The PDGFRA gene normally codes for a cell membrane receptor protein. To be turned on the PDGFRA receptor normally needs to bind to another protein called a ligand. However the PDGFRA-FIP1L1 fusion protein receptor no longer responds to ligand binding, it is permanently turned on. This results in continuous signalling to the cell nucleus and unregulated stimulation of cell proliferation, particularly of eosinophils, a type of white blood cell.
A cancer specialist will use many different tests to identify the treatment most likely to help a patient with a cancer of blood cells. This is just one of the tests that would be used.

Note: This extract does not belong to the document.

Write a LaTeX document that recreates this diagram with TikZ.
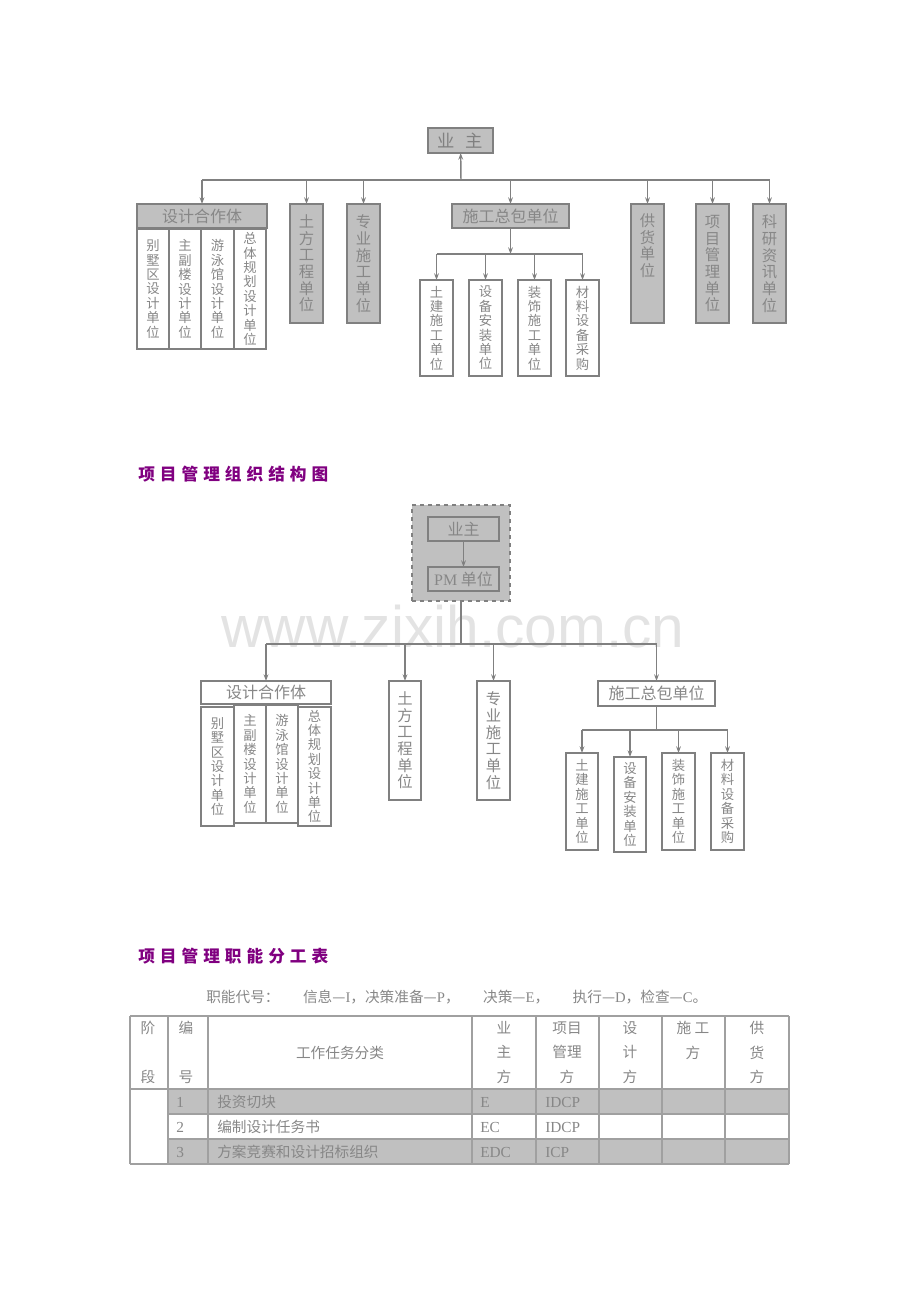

Sometimes people develop resistance to imatinib even though the tyrosine kinase inhibitor is usually very effective for treating people with the PDGFRA-FIP1L1 fusion gene at low doses. For the rare individuals whose HE is resistant to imatinib, stem cell transplants have reversed the organ dysfunction caused by hypereosinophilia. However, health practitioners have limited experience with this treatment, so it is not used routinely. Chemotherapy has also been used with some success for people with the fusion gene who don't respond to treatment with imatinib. Some individuals with the fusion gene are also treated with corticosteroids to lower their eosinophil count and help control organ damage.
People with PDGFRA-FIP1L1- may also manifest as acute myeloid or lymphoblastic leukemia, though that is rare. PDGRA-FIP1L1 has also been found infrequently in other leukemias and successfully treated with imatinib.
Unlike some other genetic abnormalities, PDGFRA-FIP1L1 related change is very subtle and thus cannot be detected with routine karyotyping, which involves looking at chromosomes under a microscope.